* Information supplied
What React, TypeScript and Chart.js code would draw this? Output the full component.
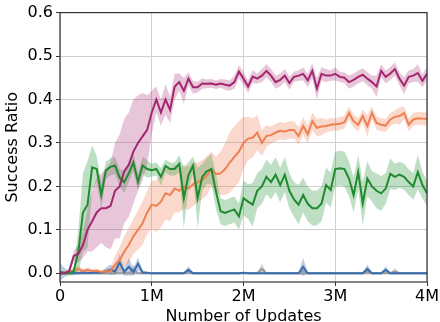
import React, { useEffect, useRef } from "react";
import { Chart, registerables } from "chart.js";

Chart.register(...registerables);

// x positions: number of updates (millions)
const updatesM = [
  0, 0.05, 0.1, 0.15, 0.2, 0.25, 0.3, 0.35, 0.4, 0.45,
  0.5, 0.55, 0.6, 0.65, 0.7, 0.75, 0.8, 0.85, 0.9, 0.95,
  1, 1.05, 1.1, 1.15, 1.2, 1.25, 1.3, 1.35, 1.4, 1.45,
  1.5, 1.55, 1.6, 1.65, 1.7, 1.75, 1.8, 1.85, 1.9, 1.95,
  2, 2.05, 2.1, 2.15, 2.2, 2.25, 2.3, 2.35, 2.4, 2.45,
  2.5, 2.55, 2.6, 2.65, 2.7, 2.75, 2.8, 2.85, 2.9, 2.95,
  3, 3.05, 3.1, 3.15, 3.2, 3.25, 3.3, 3.35, 3.4, 3.45,
  3.5, 3.55, 3.6, 3.65, 3.7, 3.75, 3.8, 3.85, 3.9, 3.95,
  4,
];

const magentaMean = [
  0, 0, 0.005, 0.04, 0.045, 0.065, 0.1, 0.12, 0.14, 0.15,
  0.15, 0.155, 0.19, 0.2, 0.235, 0.25, 0.28, 0.3, 0.315, 0.33,
  0.37, 0.4, 0.37, 0.4, 0.376, 0.43, 0.44, 0.42, 0.448, 0.428,
  0.428, 0.437, 0.436, 0.437, 0.434, 0.437, 0.434, 0.432, 0.44, 0.464,
  0.448, 0.43, 0.453, 0.448, 0.455, 0.466, 0.455, 0.44, 0.445, 0.455,
  0.438, 0.452, 0.455, 0.459, 0.444, 0.466, 0.425, 0.459, 0.455, 0.455,
  0.459, 0.452, 0.45, 0.44, 0.445, 0.452, 0.457, 0.448, 0.44, 0.43,
  0.466, 0.452, 0.46, 0.47, 0.448, 0.432, 0.452, 0.455, 0.461, 0.443,
  0.459,
];
const magentaSpread = [
  0.003, 0.003, 0.006, 0.012, 0.02, 0.03, 0.05, 0.07, 0.08, 0.08,
  0.09, 0.1, 0.11, 0.12, 0.12, 0.12, 0.12, 0.11, 0.1, 0.08,
  0.05, 0.03, 0.03, 0.035, 0.03, 0.03, 0.02, 0.03, 0.015, 0.015,
  0.012, 0.012, 0.01, 0.01, 0.01, 0.01, 0.012, 0.012, 0.015, 0.015,
  0.015, 0.015, 0.015, 0.012, 0.015, 0.015, 0.015, 0.015, 0.015, 0.015,
  0.015, 0.012, 0.012, 0.015, 0.015, 0.018, 0.025, 0.015, 0.015, 0.012,
  0.015, 0.012, 0.012, 0.015, 0.015, 0.015, 0.015, 0.015, 0.015, 0.025,
  0.015, 0.015, 0.015, 0.015, 0.015, 0.02, 0.015, 0.015, 0.02, 0.015,
  0.015,
];

const orangeMean = [
  0, 0.002, 0.003, 0.005, 0.01, 0.005, 0.008, 0.005, 0.006, 0.003,
  0.005, 0.005, 0.02, 0.03, 0.05, 0.065, 0.085, 0.1, 0.115, 0.14,
  0.158, 0.155, 0.165, 0.184, 0.18, 0.195, 0.19, 0.2, 0.195, 0.205,
  0.21, 0.215, 0.225, 0.24, 0.228, 0.23, 0.24, 0.255, 0.268, 0.28,
  0.3, 0.31, 0.312, 0.324, 0.3, 0.316, 0.318, 0.324, 0.328, 0.326,
  0.33, 0.33, 0.316, 0.339, 0.32, 0.35, 0.335, 0.338, 0.339, 0.342,
  0.343, 0.344, 0.348, 0.369, 0.35, 0.342, 0.362, 0.339, 0.369, 0.346,
  0.342, 0.34, 0.354, 0.36, 0.362, 0.369, 0.342, 0.354, 0.357, 0.356,
  0.355,
];
const orangeSpread = [
  0.002, 0.003, 0.004, 0.005, 0.008, 0.005, 0.006, 0.005, 0.005, 0.004,
  0.005, 0.006, 0.02, 0.03, 0.035, 0.04, 0.04, 0.045, 0.05, 0.05,
  0.055, 0.06, 0.06, 0.06, 0.06, 0.055, 0.05, 0.05, 0.05, 0.05,
  0.045, 0.045, 0.045, 0.04, 0.04, 0.05, 0.06, 0.07, 0.07, 0.07,
  0.06, 0.05, 0.045, 0.04, 0.03, 0.025, 0.02, 0.02, 0.02, 0.02,
  0.02, 0.02, 0.02, 0.02, 0.02, 0.02, 0.02, 0.02, 0.015, 0.015,
  0.015, 0.015, 0.015, 0.015, 0.015, 0.015, 0.015, 0.025, 0.015, 0.015,
  0.015, 0.015, 0.015, 0.015, 0.02, 0.015, 0.015, 0.015, 0.015, 0.015,
  0.015,
];

const greenMean = [
  0, 0, 0, 0.005, 0.05, 0.14, 0.158, 0.244, 0.24, 0.18,
  0.237, 0.245, 0.248, 0.22, 0.21, 0.23, 0.255, 0.21, 0.248, 0.24,
  0.237, 0.24, 0.222, 0.247, 0.24, 0.24, 0.252, 0.173, 0.226, 0.248,
  0.173, 0.222, 0.235, 0.24, 0.188, 0.143, 0.139, 0.143, 0.147, 0.131,
  0.173, 0.165, 0.158, 0.19, 0.2, 0.222, 0.21, 0.227, 0.203, 0.227,
  0.19, 0.17, 0.158, 0.18, 0.16, 0.15, 0.15, 0.16, 0.203, 0.192,
  0.24, 0.242, 0.24, 0.218, 0.18, 0.233, 0.161, 0.218, 0.2, 0.19,
  0.184, 0.195, 0.229, 0.222, 0.227, 0.222, 0.21, 0.2, 0.233, 0.203,
  0.184,
];
const greenSpread = [
  0.002, 0.002, 0.005, 0.01, 0.05, 0.09, 0.1, 0.05, 0.03, 0.03,
  0.02, 0.02, 0.02, 0.02, 0.025, 0.02, 0.02, 0.02, 0.02, 0.02,
  0.015, 0.015, 0.02, 0.015, 0.015, 0.015, 0.02, 0.07, 0.03, 0.02,
  0.07, 0.03, 0.03, 0.035, 0.04, 0.03, 0.03, 0.03, 0.03, 0.03,
  0.04, 0.04, 0.05, 0.04, 0.04, 0.04, 0.04, 0.04, 0.04, 0.04,
  0.04, 0.04, 0.045, 0.04, 0.04, 0.04, 0.04, 0.04, 0.04, 0.04,
  0.04, 0.04, 0.04, 0.04, 0.04, 0.04, 0.05, 0.04, 0.035, 0.04,
  0.04, 0.035, 0.035, 0.03, 0.03, 0.03, 0.03, 0.03, 0.04, 0.03,
  0.03,
];

const blueMean = [
  0.003, 0.002, 0.001, 0.001, 0, 0.002, 0.001, 0.001, 0.002, 0.001,
  0.005, 0.008, 0.004, 0.025, 0.003, 0.015, 0.003, 0.022, 0.002, 0.001,
  0, 0, 0, 0, 0, 0, 0, 0, 0.008, 0,
  0, 0, 0, 0, 0, 0, 0, 0, 0, 0,
  0.001, 0, 0, 0, 0, 0, 0, 0, 0, 0,
  0, 0, 0, 0.015, 0, 0, 0, 0, 0, 0,
  0, 0, 0, 0, 0, 0, 0, 0.01, 0, 0,
  0, 0.008, 0, 0, 0, 0, 0, 0, 0, 0,
  0,
];
const blueSpread = [
  0.02, 0.01, 0.005, 0.005, 0.003, 0.005, 0.004, 0.003, 0.004, 0.003,
  0.008, 0.012, 0.008, 0.02, 0.008, 0.02, 0.008, 0.015, 0.005, 0.003,
  0.002, 0.002, 0.002, 0.002, 0.002, 0.002, 0.002, 0.002, 0.008, 0.002,
  0.002, 0.002, 0.002, 0.002, 0.002, 0.002, 0.002, 0.002, 0.002, 0.002,
  0.002, 0.002, 0.002, 0.002, 0.002, 0.002, 0.002, 0.002, 0.002, 0.002,
  0.002, 0.002, 0.002, 0.02, 0.002, 0.002, 0.002, 0.002, 0.002, 0.002,
  0.002, 0.002, 0.002, 0.002, 0.002, 0.002, 0.002, 0.01, 0.002, 0.002,
  0.002, 0.008, 0.002, 0.002, 0.002, 0.002, 0.002, 0.002, 0.002, 0.002,
  0.002,
];

const grayMean = [
  0, 0, 0, 0, 0, 0, 0, 0, 0, 0,
  0, 0, 0, 0, 0, 0, 0.008, 0, 0, 0,
  0, 0, 0, 0, 0, 0, 0, 0, 0.004, 0,
  0, 0, 0, 0, 0, 0, 0, 0, 0, 0,
  0, 0, 0, 0, 0.01, 0, 0, 0, 0, 0,
  0, 0, 0, 0.005, 0, 0, 0, 0, 0, 0,
  0, 0, 0, 0, 0, 0, 0, 0.004, 0, 0,
  0, 0, 0, 0.004, 0, 0, 0, 0, 0, 0,
  0,
];
const graySpread = [
  0.002, 0.002, 0.002, 0.002, 0.002, 0.002, 0.002, 0.002, 0.002, 0.002,
  0.002, 0.002, 0.002, 0.002, 0.002, 0.002, 0.012, 0.002, 0.002, 0.002,
  0.002, 0.002, 0.002, 0.002, 0.002, 0.002, 0.002, 0.002, 0.008, 0.002,
  0.002, 0.002, 0.002, 0.002, 0.002, 0.002, 0.002, 0.002, 0.002, 0.002,
  0.002, 0.002, 0.002, 0.002, 0.012, 0.002, 0.002, 0.002, 0.002, 0.002,
  0.002, 0.002, 0.002, 0.01, 0.002, 0.002, 0.002, 0.002, 0.002, 0.002,
  0.002, 0.002, 0.002, 0.002, 0.002, 0.002, 0.002, 0.008, 0.002, 0.002,
  0.002, 0.002, 0.002, 0.008, 0.002, 0.002, 0.002, 0.002, 0.002, 0.002,
  0.002,
];

const yTicks = [0, 0.1, 0.2, 0.3, 0.4, 0.5, 0.6];
const xTicks = [0, 1, 2, 3, 4];
const xTickLabels = ["0", "1M", "2M", "3M", "4M"];

type S = { mean: number[]; spread: number[]; line: string; fill: string };
const series: S[] = [
  { mean: magentaMean, spread: magentaSpread, line: "#a3276f", fill: "rgba(168,50,120,0.28)" },
  { mean: greenMean, spread: greenSpread, line: "#1f8a2e", fill: "rgba(40,150,55,0.3)" },
  { mean: orangeMean, spread: orangeSpread, line: "#f07f52", fill: "rgba(240,130,85,0.3)" },
  { mean: blueMean, spread: blueSpread, line: "#3a6ead", fill: "rgba(60,110,175,0.35)" },
  { mean: grayMean, spread: graySpread, line: "#9a9a9a", fill: "rgba(140,140,140,0.35)" },
];

const FONT = "'DejaVu Sans', sans-serif";

export default function App() {
  const ref = useRef<HTMLCanvasElement | null>(null);
  useEffect(() => {
    document.body.style.margin = "0";
    const canvas = ref.current!;
    const lines: any[] = [];
    const bands: any[] = [];
    series.forEach((s) => {
      lines.push({
        data: s.mean.map((v, i) => ({ x: updatesM[i], y: v })),
        borderColor: s.line,
        borderWidth: 2,
        pointRadius: 0,
        fill: false,
        tension: 0,
      });
    });
    series.forEach((s) => {
      bands.push({
        data: s.mean.map((v, i) => ({ x: updatesM[i], y: v + s.spread[i] })),
        borderWidth: 0,
        borderColor: "rgba(0,0,0,0)",
        backgroundColor: s.fill,
        pointRadius: 0,
        fill: "+1",
        tension: 0,
      });
      bands.push({
        data: s.mean.map((v, i) => ({ x: updatesM[i], y: v - s.spread[i] })),
        borderWidth: 0,
        borderColor: "rgba(0,0,0,0)",
        pointRadius: 0,
        fill: false,
        tension: 0,
      });
    });
    const frame = {
      id: "frame",
      afterDatasetsDraw(chart: any) {
        const { ctx, chartArea: a } = chart;
        ctx.save();
        ctx.strokeStyle = "#333";
        ctx.lineWidth = 1.2;
        ctx.strokeRect(a.left, a.top, a.right - a.left, a.bottom - a.top);
        ctx.restore();
      },
    };
    const chart = new Chart(canvas, {
      type: "line",
      data: { datasets: [...lines, ...bands] },
      options: {
        animation: false,
        responsive: false,
        maintainAspectRatio: false,
        layout: { padding: { top: 8, right: 11, left: 0, bottom: 0 } },
        plugins: { legend: { display: false }, tooltip: { enabled: false } },
        scales: {
          x: {
            type: "linear",
            min: 0,
            max: 4,
            afterBuildTicks: (sc: any) => {
              sc.ticks = xTicks.map((v) => ({ value: v }));
            },
            afterFit: (sc: any) => {
              sc.height = 40;
            },
            ticks: {
              color: "#000",
              font: { family: FONT, size: 16 },
              padding: 1,
              maxRotation: 0,
              callback: (v: any) => xTickLabels[xTicks.indexOf(Number(v))] ?? "",
            },
            grid: { color: "#cfcfcf", lineWidth: 1, tickColor: "#333", tickLength: 4 },
            border: { display: false },
            title: {
              display: true,
              text: "Number of Updates",
              color: "#000",
              font: { family: FONT, size: 16, lineHeight: 0.7 },
              padding: { top: 0, bottom: 0 },
            },
          },
          y: {
            type: "linear",
            min: -0.02,
            max: 0.6,
            afterBuildTicks: (sc: any) => {
              sc.ticks = yTicks.map((v) => ({ value: v }));
            },
            afterFit: (sc: any) => {
              sc.width = 60;
            },
            ticks: {
              color: "#000",
              font: { family: FONT, size: 16 },
              padding: 3,
              callback: (v: any) => Number(v).toFixed(1),
            },
            grid: { color: "#cfcfcf", lineWidth: 1, tickColor: "#333", tickLength: 4 },
            border: { display: false },
            title: {
              display: true,
              text: "Success Ratio",
              color: "#000",
              font: { family: FONT, size: 16, lineHeight: 1 },
              padding: { top: 5, bottom: 0 },
            },
          },
        },
      },
      plugins: [frame],
    } as any);
    return () => chart.destroy();
  }, []);
  return <canvas ref={ref} width={440} height={322} style={{ display: "block" }} />;
}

* Task instructions
Repeat only what lies between the start of the data and the end of the line containing "Chart.register(...registerables);", exactly, with pictures left out.

* Problem solution
What React, TypeScript and Chart.js code would draw this? Output the full component.
import React, { useEffect, useRef } from "react";
import { Chart, registerables } from "chart.js";

Chart.register(...registerables);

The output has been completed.